Work to complete
Transcribe the records below exactly as they appear, omitting any pictures.
Material shown start
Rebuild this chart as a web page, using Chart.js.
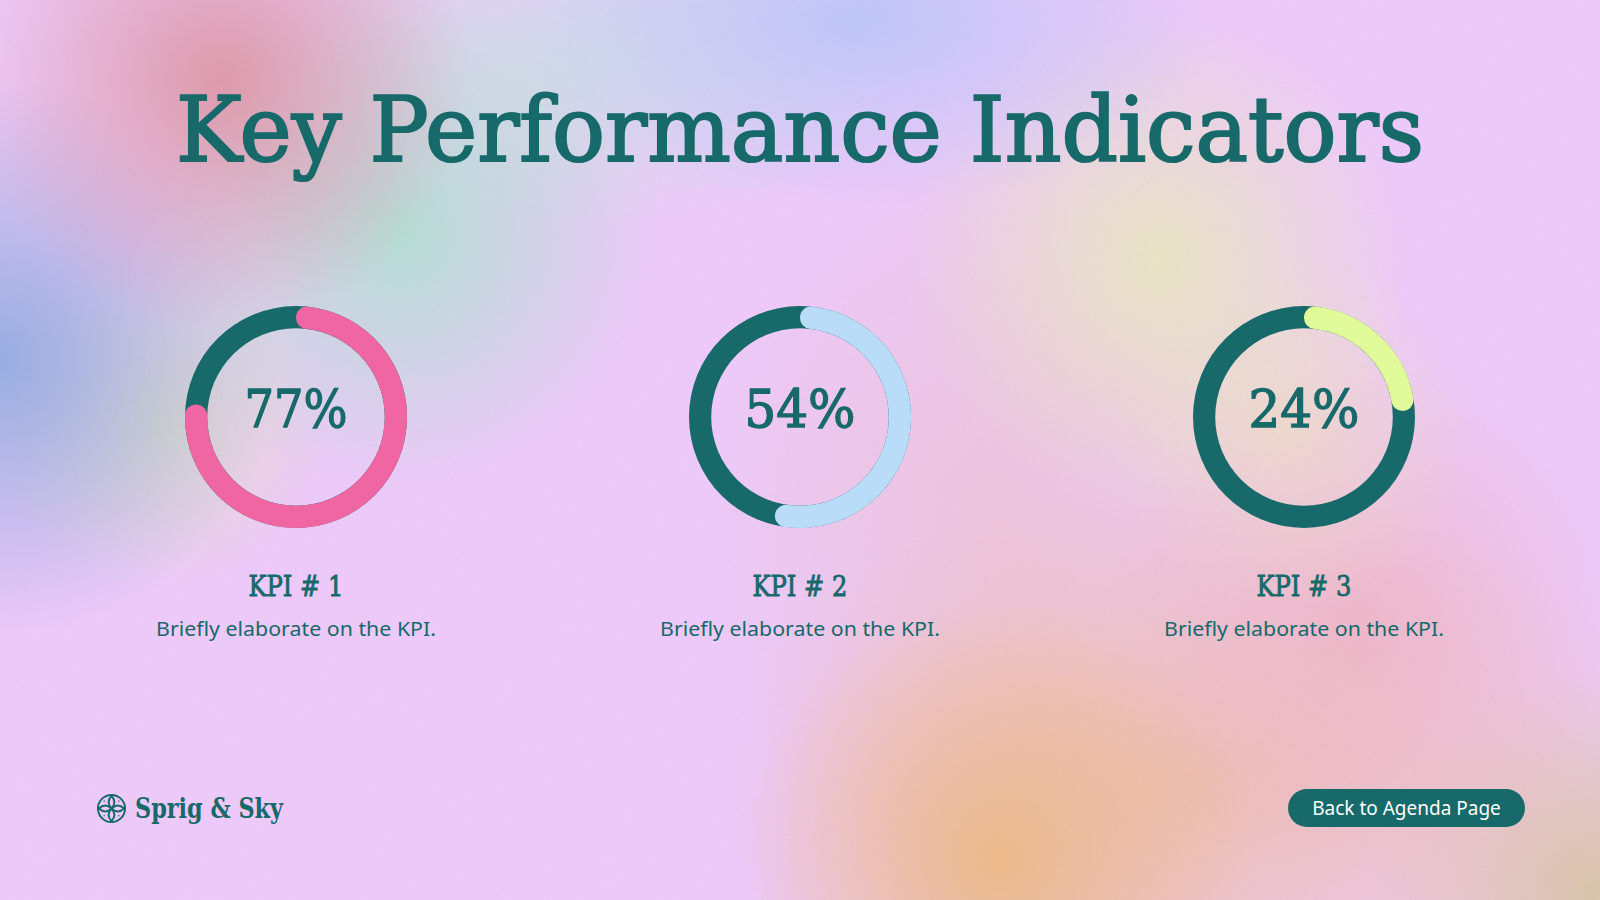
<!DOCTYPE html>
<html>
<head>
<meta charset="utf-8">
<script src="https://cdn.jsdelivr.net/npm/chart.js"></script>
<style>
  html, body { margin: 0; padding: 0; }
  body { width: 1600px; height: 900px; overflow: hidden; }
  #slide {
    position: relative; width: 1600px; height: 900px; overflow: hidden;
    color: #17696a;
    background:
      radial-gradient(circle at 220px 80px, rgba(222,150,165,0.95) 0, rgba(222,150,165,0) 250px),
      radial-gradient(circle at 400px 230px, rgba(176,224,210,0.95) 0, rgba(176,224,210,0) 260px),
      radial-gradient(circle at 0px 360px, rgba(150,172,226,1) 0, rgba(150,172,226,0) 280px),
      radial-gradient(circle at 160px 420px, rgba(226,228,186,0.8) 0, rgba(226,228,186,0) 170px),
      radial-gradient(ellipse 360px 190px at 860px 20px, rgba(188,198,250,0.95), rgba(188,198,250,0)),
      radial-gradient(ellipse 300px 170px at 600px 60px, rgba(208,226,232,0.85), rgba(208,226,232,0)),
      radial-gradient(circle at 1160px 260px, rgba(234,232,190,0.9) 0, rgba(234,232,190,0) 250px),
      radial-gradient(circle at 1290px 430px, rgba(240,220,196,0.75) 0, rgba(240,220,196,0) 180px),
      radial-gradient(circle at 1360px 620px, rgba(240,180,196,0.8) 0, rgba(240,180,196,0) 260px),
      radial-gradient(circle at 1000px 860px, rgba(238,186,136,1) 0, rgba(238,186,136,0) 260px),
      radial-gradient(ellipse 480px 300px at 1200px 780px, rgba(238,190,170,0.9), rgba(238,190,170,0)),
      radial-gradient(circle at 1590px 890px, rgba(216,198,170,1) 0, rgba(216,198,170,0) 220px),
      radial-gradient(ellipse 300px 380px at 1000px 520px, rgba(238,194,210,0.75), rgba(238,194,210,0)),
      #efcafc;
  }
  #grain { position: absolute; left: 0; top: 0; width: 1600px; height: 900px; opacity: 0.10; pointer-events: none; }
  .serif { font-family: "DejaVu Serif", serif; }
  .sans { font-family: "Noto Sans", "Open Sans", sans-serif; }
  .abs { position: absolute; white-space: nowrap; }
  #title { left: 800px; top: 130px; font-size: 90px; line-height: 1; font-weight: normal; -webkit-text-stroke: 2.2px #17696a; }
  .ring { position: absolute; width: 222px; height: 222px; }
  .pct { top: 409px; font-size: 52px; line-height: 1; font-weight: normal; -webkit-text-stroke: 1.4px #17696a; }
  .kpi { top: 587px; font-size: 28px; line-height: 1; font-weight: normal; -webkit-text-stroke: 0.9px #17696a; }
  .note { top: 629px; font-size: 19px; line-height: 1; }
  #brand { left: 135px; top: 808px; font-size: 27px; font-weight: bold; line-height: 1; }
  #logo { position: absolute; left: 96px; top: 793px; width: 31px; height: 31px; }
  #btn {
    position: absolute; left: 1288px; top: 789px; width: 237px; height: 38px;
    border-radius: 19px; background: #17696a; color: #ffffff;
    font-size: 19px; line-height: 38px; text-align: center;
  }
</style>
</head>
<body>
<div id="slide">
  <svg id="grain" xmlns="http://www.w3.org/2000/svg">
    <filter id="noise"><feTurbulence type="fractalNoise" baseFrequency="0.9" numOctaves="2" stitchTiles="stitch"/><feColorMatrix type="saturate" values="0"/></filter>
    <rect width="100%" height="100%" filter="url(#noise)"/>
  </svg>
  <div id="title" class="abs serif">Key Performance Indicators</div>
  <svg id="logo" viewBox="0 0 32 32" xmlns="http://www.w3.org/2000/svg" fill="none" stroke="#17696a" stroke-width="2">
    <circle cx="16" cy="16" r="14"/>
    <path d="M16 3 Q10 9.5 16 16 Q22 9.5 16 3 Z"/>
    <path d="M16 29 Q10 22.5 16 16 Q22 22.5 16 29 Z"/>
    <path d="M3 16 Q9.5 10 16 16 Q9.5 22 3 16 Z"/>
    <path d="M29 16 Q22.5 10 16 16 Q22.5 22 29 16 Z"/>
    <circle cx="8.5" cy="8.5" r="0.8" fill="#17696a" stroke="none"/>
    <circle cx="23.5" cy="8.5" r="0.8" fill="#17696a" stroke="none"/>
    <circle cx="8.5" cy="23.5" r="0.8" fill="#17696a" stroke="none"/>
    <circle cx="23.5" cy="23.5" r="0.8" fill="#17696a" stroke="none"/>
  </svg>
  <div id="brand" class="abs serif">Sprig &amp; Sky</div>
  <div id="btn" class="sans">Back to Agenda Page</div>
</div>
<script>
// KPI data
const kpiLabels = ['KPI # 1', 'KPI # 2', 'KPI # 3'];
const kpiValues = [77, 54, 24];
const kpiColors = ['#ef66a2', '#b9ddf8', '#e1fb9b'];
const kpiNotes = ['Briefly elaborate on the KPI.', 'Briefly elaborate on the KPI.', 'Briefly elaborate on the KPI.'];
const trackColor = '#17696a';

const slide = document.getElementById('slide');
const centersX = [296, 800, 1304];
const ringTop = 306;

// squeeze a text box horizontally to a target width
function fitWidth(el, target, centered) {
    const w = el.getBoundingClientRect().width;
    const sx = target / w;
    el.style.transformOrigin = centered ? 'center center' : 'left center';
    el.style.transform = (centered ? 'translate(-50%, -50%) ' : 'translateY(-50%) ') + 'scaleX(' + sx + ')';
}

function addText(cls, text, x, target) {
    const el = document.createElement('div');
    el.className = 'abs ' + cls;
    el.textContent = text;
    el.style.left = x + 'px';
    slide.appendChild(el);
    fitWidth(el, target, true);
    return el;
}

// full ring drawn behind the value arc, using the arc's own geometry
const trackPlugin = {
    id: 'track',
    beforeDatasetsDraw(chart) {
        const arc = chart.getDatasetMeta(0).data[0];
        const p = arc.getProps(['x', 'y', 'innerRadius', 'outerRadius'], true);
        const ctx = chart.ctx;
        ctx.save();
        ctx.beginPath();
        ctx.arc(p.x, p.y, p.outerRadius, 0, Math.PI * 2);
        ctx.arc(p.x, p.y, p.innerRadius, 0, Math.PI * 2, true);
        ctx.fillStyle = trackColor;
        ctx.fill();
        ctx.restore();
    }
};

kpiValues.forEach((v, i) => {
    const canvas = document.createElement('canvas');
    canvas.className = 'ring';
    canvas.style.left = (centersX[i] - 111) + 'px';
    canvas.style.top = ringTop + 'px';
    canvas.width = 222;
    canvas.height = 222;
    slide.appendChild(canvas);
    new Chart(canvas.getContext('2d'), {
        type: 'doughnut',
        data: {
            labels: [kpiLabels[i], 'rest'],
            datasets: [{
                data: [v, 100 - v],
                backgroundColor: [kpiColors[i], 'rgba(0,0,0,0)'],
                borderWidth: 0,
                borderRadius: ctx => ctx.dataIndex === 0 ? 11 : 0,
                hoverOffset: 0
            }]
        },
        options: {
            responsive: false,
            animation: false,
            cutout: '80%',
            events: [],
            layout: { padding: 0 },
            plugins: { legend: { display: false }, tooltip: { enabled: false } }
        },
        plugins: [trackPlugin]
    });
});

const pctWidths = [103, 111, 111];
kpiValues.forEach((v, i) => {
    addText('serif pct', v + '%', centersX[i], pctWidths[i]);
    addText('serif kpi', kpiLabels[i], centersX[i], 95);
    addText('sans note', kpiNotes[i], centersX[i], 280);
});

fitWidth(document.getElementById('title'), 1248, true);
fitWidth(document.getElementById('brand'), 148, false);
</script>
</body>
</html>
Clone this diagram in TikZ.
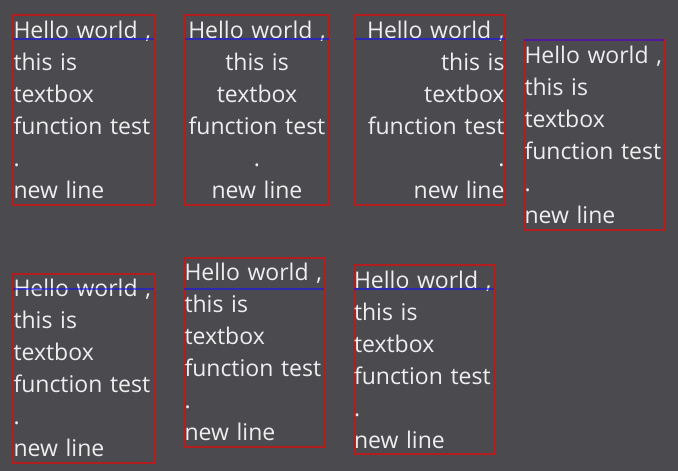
Material shown end
Completed task
Rebuild this chart as a web page, using Chart.js.
<!DOCTYPE html>
<html>
<head>
<meta charset="utf-8">
<script src="https://cdn.jsdelivr.net/npm/chart.js"></script>
<style>
  html, body { margin: 0; padding: 0; }
  body { width: 1600px; height: 900px; overflow: hidden; }
  #slide {
    position: relative; width: 1600px; height: 900px; overflow: hidden;
    color: #17696a;
    background:
      radial-gradient(circle at 220px 80px, rgba(222,150,165,0.95) 0, rgba(222,150,165,0) 250px),
      radial-gradient(circle at 400px 230px, rgba(176,224,210,0.95) 0, rgba(176,224,210,0) 260px),
      radial-gradient(circle at 0px 360px, rgba(150,172,226,1) 0, rgba(150,172,226,0) 280px),
      radial-gradient(circle at 160px 420px, rgba(226,228,186,0.8) 0, rgba(226,228,186,0) 170px),
      radial-gradient(ellipse 360px 190px at 860px 20px, rgba(188,198,250,0.95), rgba(188,198,250,0)),
      radial-gradient(ellipse 300px 170px at 600px 60px, rgba(208,226,232,0.85), rgba(208,226,232,0)),
      radial-gradient(circle at 1160px 260px, rgba(234,232,190,0.9) 0, rgba(234,232,190,0) 250px),
      radial-gradient(circle at 1290px 430px, rgba(240,220,196,0.75) 0, rgba(240,220,196,0) 180px),
      radial-gradient(circle at 1360px 620px, rgba(240,180,196,0.8) 0, rgba(240,180,196,0) 260px),
      radial-gradient(circle at 1000px 860px, rgba(238,186,136,1) 0, rgba(238,186,136,0) 260px),
      radial-gradient(ellipse 480px 300px at 1200px 780px, rgba(238,190,170,0.9), rgba(238,190,170,0)),
      radial-gradient(circle at 1590px 890px, rgba(216,198,170,1) 0, rgba(216,198,170,0) 220px),
      radial-gradient(ellipse 300px 380px at 1000px 520px, rgba(238,194,210,0.75), rgba(238,194,210,0)),
      #efcafc;
  }
  #grain { position: absolute; left: 0; top: 0; width: 1600px; height: 900px; opacity: 0.10; pointer-events: none; }
  .serif { font-family: "DejaVu Serif", serif; }
  .sans { font-family: "Noto Sans", "Open Sans", sans-serif; }
  .abs { position: absolute; white-space: nowrap; }
  #title { left: 800px; top: 130px; font-size: 90px; line-height: 1; font-weight: normal; -webkit-text-stroke: 2.2px #17696a; }
  .ring { position: absolute; width: 222px; height: 222px; }
  .pct { top: 409px; font-size: 52px; line-height: 1; font-weight: normal; -webkit-text-stroke: 1.4px #17696a; }
  .kpi { top: 587px; font-size: 28px; line-height: 1; font-weight: normal; -webkit-text-stroke: 0.9px #17696a; }
  .note { top: 629px; font-size: 19px; line-height: 1; }
  #brand { left: 135px; top: 808px; font-size: 27px; font-weight: bold; line-height: 1; }
  #logo { position: absolute; left: 96px; top: 793px; width: 31px; height: 31px; }
  #btn {
    position: absolute; left: 1288px; top: 789px; width: 237px; height: 38px;
    border-radius: 19px; background: #17696a; color: #ffffff;
    font-size: 19px; line-height: 38px; text-align: center;
  }
</style>
</head>
<body>
<div id="slide">
  <svg id="grain" xmlns="http://www.w3.org/2000/svg">
    <filter id="noise"><feTurbulence type="fractalNoise" baseFrequency="0.9" numOctaves="2" stitchTiles="stitch"/><feColorMatrix type="saturate" values="0"/></filter>
    <rect width="100%" height="100%" filter="url(#noise)"/>
  </svg>
  <div id="title" class="abs serif">Key Performance Indicators</div>
  <svg id="logo" viewBox="0 0 32 32" xmlns="http://www.w3.org/2000/svg" fill="none" stroke="#17696a" stroke-width="2">
    <circle cx="16" cy="16" r="14"/>
    <path d="M16 3 Q10 9.5 16 16 Q22 9.5 16 3 Z"/>
    <path d="M16 29 Q10 22.5 16 16 Q22 22.5 16 29 Z"/>
    <path d="M3 16 Q9.5 10 16 16 Q9.5 22 3 16 Z"/>
    <path d="M29 16 Q22.5 10 16 16 Q22.5 22 29 16 Z"/>
    <circle cx="8.5" cy="8.5" r="0.8" fill="#17696a" stroke="none"/>
    <circle cx="23.5" cy="8.5" r="0.8" fill="#17696a" stroke="none"/>
    <circle cx="8.5" cy="23.5" r="0.8" fill="#17696a" stroke="none"/>
    <circle cx="23.5" cy="23.5" r="0.8" fill="#17696a" stroke="none"/>
  </svg>
  <div id="brand" class="abs serif">Sprig &amp; Sky</div>
  <div id="btn" class="sans">Back to Agenda Page</div>
</div>
<script>
// KPI data
const kpiLabels = ['KPI # 1', 'KPI # 2', 'KPI # 3'];
const kpiValues = [77, 54, 24];
const kpiColors = ['#ef66a2', '#b9ddf8', '#e1fb9b'];
const kpiNotes = ['Briefly elaborate on the KPI.', 'Briefly elaborate on the KPI.', 'Briefly elaborate on the KPI.'];
const trackColor = '#17696a';

const slide = document.getElementById('slide');
const centersX = [296, 800, 1304];
const ringTop = 306;

// squeeze a text box horizontally to a target width
function fitWidth(el, target, centered) {
    const w = el.getBoundingClientRect().width;
    const sx = target / w;
    el.style.transformOrigin = centered ? 'center center' : 'left center';
    el.style.transform = (centered ? 'translate(-50%, -50%) ' : 'translateY(-50%) ') + 'scaleX(' + sx + ')';
}

function addText(cls, text, x, target) {
    const el = document.createElement('div');
    el.className = 'abs ' + cls;
    el.textContent = text;
    el.style.left = x + 'px';
    slide.appendChild(el);
    fitWidth(el, target, true);
    return el;
}

// full ring drawn behind the value arc, using the arc's own geometry
const trackPlugin = {
    id: 'track',
    beforeDatasetsDraw(chart) {
        const arc = chart.getDatasetMeta(0).data[0];
        const p = arc.getProps(['x', 'y', 'innerRadius', 'outerRadius'], true);
        const ctx = chart.ctx;
        ctx.save();
        ctx.beginPath();
        ctx.arc(p.x, p.y, p.outerRadius, 0, Math.PI * 2);
        ctx.arc(p.x, p.y, p.innerRadius, 0, Math.PI * 2, true);
        ctx.fillStyle = trackColor;
        ctx.fill();
        ctx.restore();
    }
};

kpiValues.forEach((v, i) => {
    const canvas = document.createElement('canvas');
    canvas.className = 'ring';
    canvas.style.left = (centersX[i] - 111) + 'px';
    canvas.style.top = ringTop + 'px';
    canvas.width = 222;
    canvas.height = 222;
    slide.appendChild(canvas);
    new Chart(canvas.getContext('2d'), {
        type: 'doughnut',
        data: {
            labels: [kpiLabels[i], 'rest'],
            datasets: [{
                data: [v, 100 - v],
                backgroundColor: [kpiColors[i], 'rgba(0,0,0,0)'],
                borderWidth: 0,
                borderRadius: ctx => ctx.dataIndex === 0 ? 11 : 0,
                hoverOffset: 0
            }]
        },
        options: {
            responsive: false,
            animation: false,
            cutout: '80%',
            events: [],
            layout: { padding: 0 },
            plugins: { legend: { display: false }, tooltip: { enabled: false } }
        },
        plugins: [trackPlugin]
    });
});

const pctWidths = [103, 111, 111];
kpiValues.forEach((v, i) => {
    addText('serif pct', v + '%', centersX[i], pctWidths[i]);
    addText('serif kpi', kpiLabels[i], centersX[i], 95);
    addText('sans note', kpiNotes[i], centersX[i], 280);
});

fitWidth(document.getElementById('title'), 1248, true);
fitWidth(document.getElementById('brand'), 148, false);
</script>
</body>
</html>
Clone this diagram in TikZ.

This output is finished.